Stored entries
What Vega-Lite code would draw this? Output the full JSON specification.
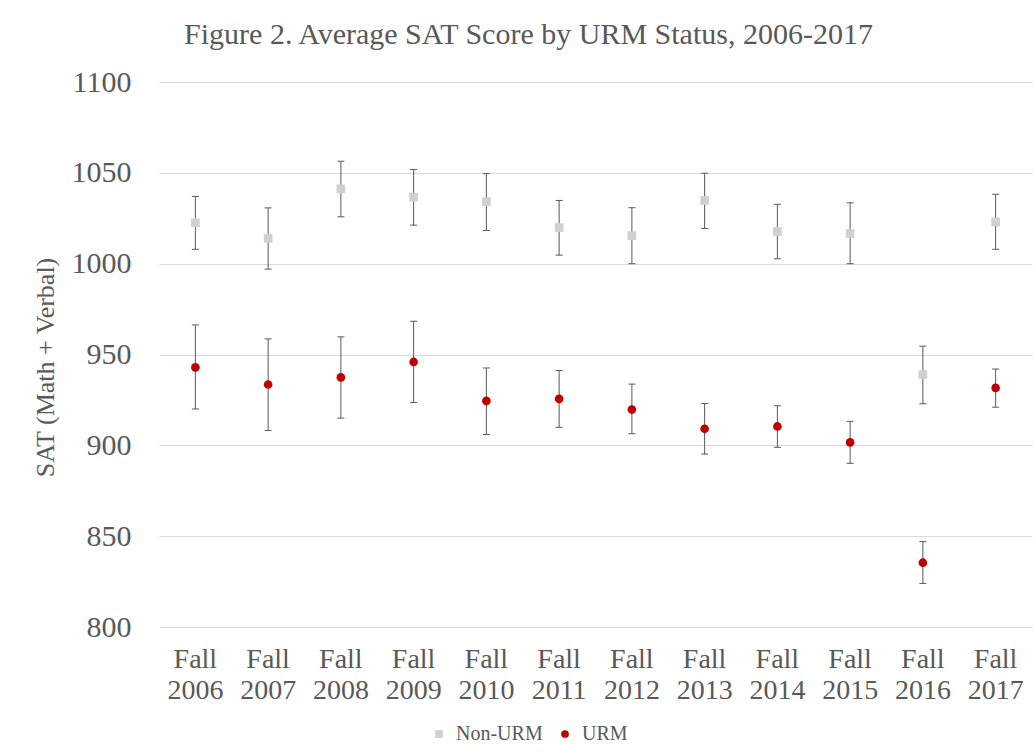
{
  "$schema": "https://vega.github.io/schema/vega-lite/v6.json",
  "width": 873,
  "height": 545,
  "autosize": "none",
  "padding": {"left": 159, "top": 82, "right": 1, "bottom": 129},
  "background": "white",
  "title": {
    "text": "Figure 2. Average SAT Score by URM Status, 2006-2017",
    "frame": "group",
    "anchor": "middle",
    "dx": -67,
    "dy": 43,
    "offset": 36,
    "baseline": "alphabetic",
    "font": "Liberation Serif",
    "fontSize": 30,
    "fontWeight": "normal",
    "color": "#595959"
  },
  "config": {
    "view": {"stroke": null},
    "font": "Liberation Serif"
  },
  "data": {
    "values": [
      {"year": "2006", "group": "Non-URM", "mean": 1022.5, "lo": 1007.9, "hi": 1037.0},
      {"year": "2007", "group": "Non-URM", "mean": 1013.9, "lo": 997.0, "hi": 1030.7},
      {"year": "2008", "group": "Non-URM", "mean": 1041.2, "lo": 1025.8, "hi": 1056.4},
      {"year": "2009", "group": "Non-URM", "mean": 1036.6, "lo": 1021.2, "hi": 1051.8},
      {"year": "2010", "group": "Non-URM", "mean": 1034.1, "lo": 1018.3, "hi": 1049.6},
      {"year": "2011", "group": "Non-URM", "mean": 1019.9, "lo": 1004.7, "hi": 1034.8},
      {"year": "2012", "group": "Non-URM", "mean": 1015.4, "lo": 1000.0, "hi": 1030.8},
      {"year": "2013", "group": "Non-URM", "mean": 1034.8, "lo": 1019.4, "hi": 1049.8},
      {"year": "2014", "group": "Non-URM", "mean": 1017.7, "lo": 1002.7, "hi": 1032.7},
      {"year": "2015", "group": "Non-URM", "mean": 1016.6, "lo": 1000.0, "hi": 1033.5},
      {"year": "2016", "group": "Non-URM", "mean": 939.0, "lo": 922.9, "hi": 954.6},
      {"year": "2017", "group": "Non-URM", "mean": 1023.0, "lo": 1007.9, "hi": 1038.2},
      {"year": "2006", "group": "URM", "mean": 942.9, "lo": 920.0, "hi": 966.3},
      {"year": "2007", "group": "URM", "mean": 933.5, "lo": 908.2, "hi": 958.6},
      {"year": "2008", "group": "URM", "mean": 937.4, "lo": 915.0, "hi": 959.7},
      {"year": "2009", "group": "URM", "mean": 945.9, "lo": 923.6, "hi": 968.3},
      {"year": "2010", "group": "URM", "mean": 924.5, "lo": 906.0, "hi": 942.6},
      {"year": "2011", "group": "URM", "mean": 925.6, "lo": 909.9, "hi": 941.2},
      {"year": "2012", "group": "URM", "mean": 919.7, "lo": 906.4, "hi": 933.7},
      {"year": "2013", "group": "URM", "mean": 909.1, "lo": 895.2, "hi": 923.0},
      {"year": "2014", "group": "URM", "mean": 910.4, "lo": 898.9, "hi": 921.8},
      {"year": "2015", "group": "URM", "mean": 901.6, "lo": 890.1, "hi": 913.2},
      {"year": "2016", "group": "URM", "mean": 835.4, "lo": 824.0, "hi": 847.0},
      {"year": "2017", "group": "URM", "mean": 931.6, "lo": 921.0, "hi": 942.0}
    ]
  },
  "encoding": {
    "x": {
      "field": "year",
      "type": "ordinal",
      "scale": {"paddingInner": 0, "paddingOuter": 0},
      "axis": {
        "title": null,
        "labelAngle": 0,
        "labelExpr": "['Fall', datum.label]",
        "labelFont": "Liberation Serif",
        "labelFontSize": 28,
        "labelLineHeight": 31,
        "labelColor": "#595959",
        "labelPadding": 18,
        "ticks": false,
        "domain": false,
        "grid": false
      }
    }
  },
  "layer": [
    {
      "mark": {"type": "rule", "color": "#595959", "strokeWidth": 1},
      "encoding": {
        "y": {
          "field": "lo",
          "type": "quantitative",
          "scale": {"domain": [800, 1100], "nice": false, "zero": false},
          "axis": {
            "title": "SAT (Math + Verbal)",
            "values": [800, 850, 900, 950, 1000, 1050, 1100],
            "format": "d",
            "labelFont": "Liberation Serif",
            "labelFontSize": 30,
            "labelColor": "#595959",
            "labelPadding": 28,
            "ticks": false,
            "domain": false,
            "gridColor": "#d9d9d9",
            "gridWidth": 1,
            "titleFont": "Liberation Serif",
            "titleFontSize": 26,
            "titleFontWeight": "normal",
            "titleColor": "#595959",
            "titleX": -114,
            "titleY": 285,
            "titleAngle": -90,
            "titleAlign": "center",
            "titleBaseline": "middle"
          }
        },
        "y2": {"field": "hi"}
      }
    },
    {
      "mark": {"type": "tick", "color": "#595959", "thickness": 1, "size": 7, "opacity": 1},
      "encoding": {
        "y": {"field": "lo", "type": "quantitative"}
      }
    },
    {
      "mark": {"type": "tick", "color": "#595959", "thickness": 1, "size": 7, "opacity": 1},
      "encoding": {
        "y": {"field": "hi", "type": "quantitative"}
      }
    },
    {
      "mark": {"type": "point", "filled": true, "opacity": 1, "size": 75},
      "encoding": {
        "y": {"field": "mean", "type": "quantitative"},
        "color": {
          "field": "group",
          "type": "nominal",
          "scale": {"domain": ["Non-URM", "URM"], "range": ["#d0d0d0", "#c00000"]},
          "legend": {
            "title": null,
            "orient": "none",
            "direction": "horizontal",
            "legendX": 270,
            "legendY": 642,
            "labelFont": "Liberation Serif",
            "labelFontSize": 20,
            "labelColor": "#595959",
            "labelOffset": 7,
            "columnPadding": 12,
            "symbolSize": 60
          }
        },
        "shape": {
          "field": "group",
          "type": "nominal",
          "scale": {"domain": ["Non-URM", "URM"], "range": ["square", "circle"]}
        }
      }
    }
  ]
}
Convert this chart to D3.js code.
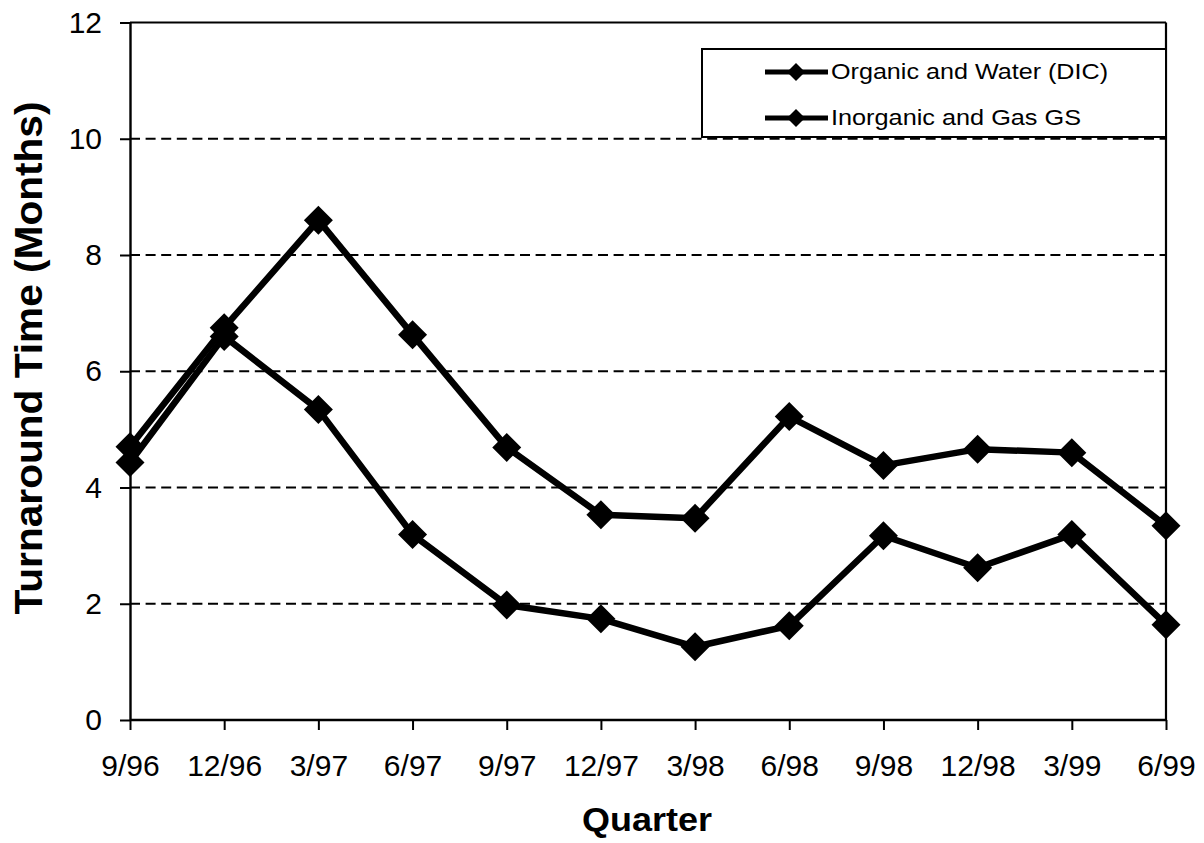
<!DOCTYPE html>
<html>
<head>
<meta charset="utf-8">
<script src="https://cdn.jsdelivr.net/npm/d3@7"></script>
<style>
  html, body { margin: 0; padding: 0; background: #fff; }
  svg { display: block; }
  text { font-family: Arial, "Liberation Sans", sans-serif; fill: #000; }
</style>
</head>
<body>
<svg id="chart" width="1204" height="843"></svg>
<script>
const quarters = ["9/96","12/96","3/97","6/97","9/97","12/97","3/98","6/98","9/98","12/98","3/99","6/99"];
const organicWater = [4.7, 6.75, 8.6, 6.63, 4.69, 3.53, 3.47, 5.22, 4.38, 4.66, 4.6, 3.34];
const inorganicGas = [4.43, 6.6, 5.34, 3.19, 1.98, 1.74, 1.26, 1.62, 3.17, 2.62, 3.19, 1.64];
const seriesNames = ["Organic and Water (DIC)", "Inorganic and Gas GS"];
const yTicks = [0, 2, 4, 6, 8, 10, 12];
const gridTicks = [2, 4, 6, 8, 10];

(function () {
const svg = d3.select("#chart");
const pLeft = 130, pRight = 1166, pTop = 22.5, pBottom = 720;

const x = d3.scalePoint().domain(quarters).range([pLeft, pRight]);
const y = d3.scaleLinear().domain([0, 12]).range([pBottom, pTop]);

// gridlines
svg.append("g").selectAll("line").data(gridTicks).join("line")
  .attr("x1", pLeft).attr("x2", pRight)
  .attr("y1", d => y(d)).attr("y2", d => y(d))
  .attr("stroke", "#000").attr("stroke-width", 2)
  .attr("stroke-dasharray", "10,5.6");

// frame top & right
svg.append("line").attr("x1", pLeft).attr("x2", pRight).attr("y1", y(12)).attr("y2", y(12))
  .attr("stroke", "#000").attr("stroke-width", 2.2);
svg.append("line").attr("x1", pRight).attr("x2", pRight).attr("y1", y(12)).attr("y2", pBottom)
  .attr("stroke", "#000").attr("stroke-width", 2.2);

// y axis
const yAxis = svg.append("g").attr("transform", `translate(${pLeft},0)`)
  .call(d3.axisLeft(y).tickValues(yTicks).tickSize(10).tickSizeOuter(0).tickPadding(18).tickFormat(d3.format("d")));
yAxis.select(".domain").attr("stroke-width", 2.4);
yAxis.selectAll(".tick line").attr("stroke-width", 2);
yAxis.selectAll("text").style("font-size", "30px").attr("font-family", null);

// x axis
const xAxis = svg.append("g").attr("transform", `translate(0,${pBottom})`)
  .call(d3.axisBottom(x).tickSize(10).tickSizeOuter(0).tickPadding(24.5));
xAxis.select(".domain").attr("stroke-width", 2.6).attr("d", `M${pLeft},0H${pRight}`);
xAxis.selectAll(".tick line").attr("stroke-width", 2);
xAxis.selectAll("text").style("font-size", "30px").attr("font-family", null);

// axis titles
svg.append("text")
  .attr("transform", `translate(42,358) rotate(-90)`)
  .attr("text-anchor", "middle")
  .attr("textLength", 513).attr("lengthAdjust", "spacingAndGlyphs")
  .style("font-size", "38px").style("font-weight", "bold")
  .text("Turnaround Time (Months)");
svg.append("text")
  .attr("x", 647).attr("y", 831)
  .attr("text-anchor", "middle")
  .attr("textLength", 130).attr("lengthAdjust", "spacingAndGlyphs")
  .style("font-size", "34px").style("font-weight", "bold")
  .text("Quarter");

// series
const diamond = (h) => `M0,${-h}L${h},0L0,${h}L${-h},0Z`;
const line = d3.line().x((d, i) => x(quarters[i])).y(d => y(d));
[organicWater, inorganicGas].forEach(vals => {
  svg.append("path").datum(vals).attr("d", line)
    .attr("fill", "none").attr("stroke", "#000").attr("stroke-width", 6.5)
    .attr("stroke-linejoin", "round");
  svg.append("g").selectAll("path").data(vals).join("path")
    .attr("transform", (d, i) => `translate(${x(quarters[i])},${y(d)})`)
    .attr("d", diamond(14.5)).attr("fill", "#000");
});

// legend
const lg = svg.append("g");
lg.append("rect").attr("x", 702).attr("y", 49).attr("width", pRight - 702).attr("height", 88)
  .attr("fill", "#fff").attr("stroke", "#000").attr("stroke-width", 2);
const legendY = [72, 118];
const legendLen = [277, 250];
seriesNames.forEach((name, i) => {
  lg.append("line").attr("x1", 765).attr("x2", 828).attr("y1", legendY[i]).attr("y2", legendY[i])
    .attr("stroke", "#000").attr("stroke-width", 5);
  lg.append("path").attr("transform", `translate(796,${legendY[i]})`).attr("d", diamond(9)).attr("fill", "#000");
  lg.append("text").attr("x", 831).attr("y", legendY[i] + 7)
    .attr("textLength", legendLen[i]).attr("lengthAdjust", "spacingAndGlyphs")
    .style("font-size", "22.5px").text(name);
});
})();
</script>
</body>
</html>
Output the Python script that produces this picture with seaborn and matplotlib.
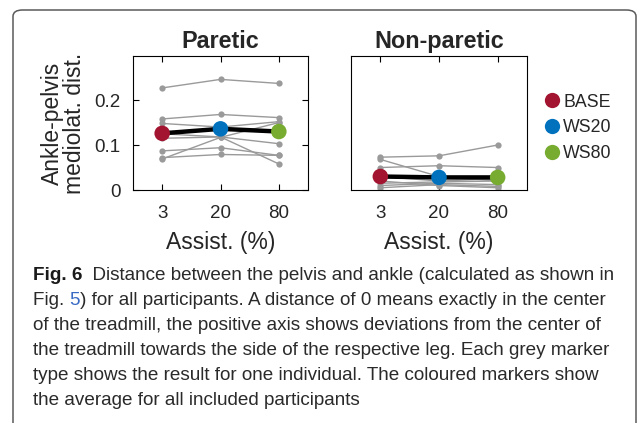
import matplotlib
matplotlib.use("Agg")
import matplotlib.pyplot as plt
import seaborn as sns
import pandas as pd
from matplotlib.patches import FancyBboxPatch
from matplotlib.lines import Line2D

sns.set_theme(style="white")
plt.rcParams['font.family'] = ['Liberation Sans', 'DejaVu Sans']

# ---------------- data ----------------
conditions = ["3", "20", "80"]
group_names = ["BASE", "WS20", "WS80"]
group_colors = ["#A2142F", "#0072BD", "#77AC30"]

paretic_p1 = [0.227, 0.246, 0.237]
paretic_p2 = [0.158, 0.168, 0.161]
paretic_p3 = [0.148, 0.140, 0.152]
paretic_p4 = [0.125, 0.118, 0.103]
paretic_p5 = [0.115, 0.118, 0.058]
paretic_p6 = [0.087, 0.094, 0.077]
paretic_p7 = [0.072, 0.079, 0.077]
paretic_p8 = [0.069, 0.117, 0.150]
paretic_mean = [0.126, 0.136, 0.130]

nonparetic_p1 = [0.073, 0.076, 0.100]
nonparetic_p2 = [0.068, 0.030, 0.020]
nonparetic_p3 = [0.050, 0.054, 0.050]
nonparetic_p4 = [0.030, 0.020, 0.025]
nonparetic_p5 = [0.015, 0.018, 0.020]
nonparetic_p6 = [0.010, 0.015, 0.012]
nonparetic_p7 = [0.005, 0.012, 0.008]
nonparetic_p8 = [0.020, 0.010, 0.005]
nonparetic_mean = [0.030, 0.028, 0.028]

paretic_all = [paretic_p1, paretic_p2, paretic_p3, paretic_p4,
               paretic_p5, paretic_p6, paretic_p7, paretic_p8]
nonparetic_all = [nonparetic_p1, nonparetic_p2, nonparetic_p3, nonparetic_p4,
                  nonparetic_p5, nonparetic_p6, nonparetic_p7, nonparetic_p8]

panel_titles = ["Paretic", "Non-paretic"]
y_label = "Ankle-pelvis\nmediolat. dist."
x_label = "Assist. (%)"
y_ticks = [0, 0.1, 0.2]
y_ticklabels = ["0", "0.1", "0.2"]

caption_lines = [
    [("Fig. 6", "bold", "#1a1a1a"), ("  Distance between the pelvis and ankle (calculated as shown in", "normal", "#2a2a2a")],
    [("Fig. ", "normal", "#2a2a2a"), ("5", "normal", "#3a6bc4"), (") for all participants. A distance of 0 means exactly in the center", "normal", "#2a2a2a")],
    [("of the treadmill, the positive axis shows deviations from the center of", "normal", "#2a2a2a")],
    [("the treadmill towards the side of the respective leg. Each grey marker", "normal", "#2a2a2a")],
    [("type shows the result for one individual. The coloured markers show", "normal", "#2a2a2a")],
    [("the average for all included participants", "normal", "#2a2a2a")],
]


def long_form(rows):
    recs = []
    for i, r in enumerate(rows):
        for c, v in zip(conditions, r):
            recs.append({"participant": i, "cond": c, "value": v})
    return pd.DataFrame(recs)


# ---------------- figure ----------------
W, H = 637, 423
fig = plt.figure(figsize=(W / 100, H / 100), dpi=100)

def px_axes(l, t, r, b):
    return fig.add_axes([l / W, 1 - b / H, (r - l) / W, (b - t) / H])

ax1 = px_axes(133, 56, 308, 190)
ax2 = px_axes(351, 56, 527, 190)

for ax, rows, mean, title in [(ax1, paretic_all, paretic_mean, panel_titles[0]),
                              (ax2, nonparetic_all, nonparetic_mean, panel_titles[1])]:
    df = long_form(rows)
    sns.lineplot(data=df, x="cond", y="value", units="participant", estimator=None,
                 color="#9a9a9a", lw=1.0, marker="o", markersize=4.5,
                 markeredgewidth=0, ax=ax, legend=False, sort=False)
    mdf = pd.DataFrame({"cond": conditions, "value": mean, "group": group_names})
    sns.lineplot(data=mdf, x="cond", y="value", color="black", lw=3.2, ax=ax,
                 legend=False, sort=False)
    sns.scatterplot(data=mdf, x="cond", y="value", hue="group", palette=group_colors,
                    s=125, linewidth=0, ax=ax, legend=False, zorder=5)
    ax.set_xlim(-0.5, 2.5)
    ax.set_ylim(0, 0.298)
    ax.set_title(title, fontsize=16.8, fontweight="bold", pad=6)
    ax.set_xlabel(x_label, fontsize=16.5, labelpad=6)
    ax.set_ylabel("")
    ax.tick_params(axis="x", direction="in", length=4, width=0.8, top=True,
                   bottom=True, labelsize=13.5, pad=11, color="black")
    for s in ax.spines.values():
        s.set_color("black")
        s.set_linewidth(0.8)

ax1.set_yticks(y_ticks)
ax1.set_yticklabels(y_ticklabels)
ax1.tick_params(axis="y", direction="in", length=4, width=0.8, left=True,
                right=True, labelsize=13.5, pad=9, color="black")
ax1.set_ylabel(y_label, fontsize=16.5, labelpad=6, linespacing=0.95)
ax2.set_yticks(y_ticks)
ax2.set_yticklabels([])
ax2.tick_params(axis="y", length=0)

# legend
handles = [Line2D([0], [0], marker="o", ls="", markersize=11, markerfacecolor=c,
                  markeredgewidth=0) for c in group_colors]
fig.legend(handles, group_names, loc="center left",
           bbox_to_anchor=(534 / W, 1 - 128 / H), frameon=False, fontsize=12.8,
           handletextpad=0.05, labelspacing=0.5, borderaxespad=0, handlelength=1.2)

# border
box = FancyBboxPatch((13 / W, -20 / H), (636 - 13) / W, (H - 10 + 20) / H,
                     boxstyle="round,pad=0,rounding_size=0.015",
                     transform=fig.transFigure, fill=False, edgecolor="#5a5a5a",
                     lw=1.1, clip_on=False)
fig.patches.append(box)

# caption
cap_family = ['Liberation Sans', 'DejaVu Sans']
renderer = fig.canvas.get_renderer()
# fit font size so that the first line spans the reference width
trial = 10.0
xw = 0
tmp = []
for txt, wt, col in caption_lines[0]:
    t = fig.text(0, 0, txt, fontsize=trial, fontweight=wt, family=cap_family)
    xw += t.get_window_extent(renderer).width
    tmp.append(t)
for t in tmp:
    t.remove()
cap_size = trial * 587 / xw

x0 = 33
base0 = 280
for i, line in enumerate(caption_lines):
    x = x0
    y = base0 + 25 * i
    for txt, wt, col in line:
        t = fig.text(x / W, 1 - y / H, txt, fontsize=cap_size, fontweight=wt,
                     color=col, family=cap_family, va="baseline", ha="left")
        x += t.get_window_extent(renderer).width

fig.savefig("out.png", dpi=100)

Exercise
Check each line above for the word "seaborn", and copy the lines where it appears.

Task solution
Output the Python script that produces this picture with seaborn and matplotlib.
import seaborn as sns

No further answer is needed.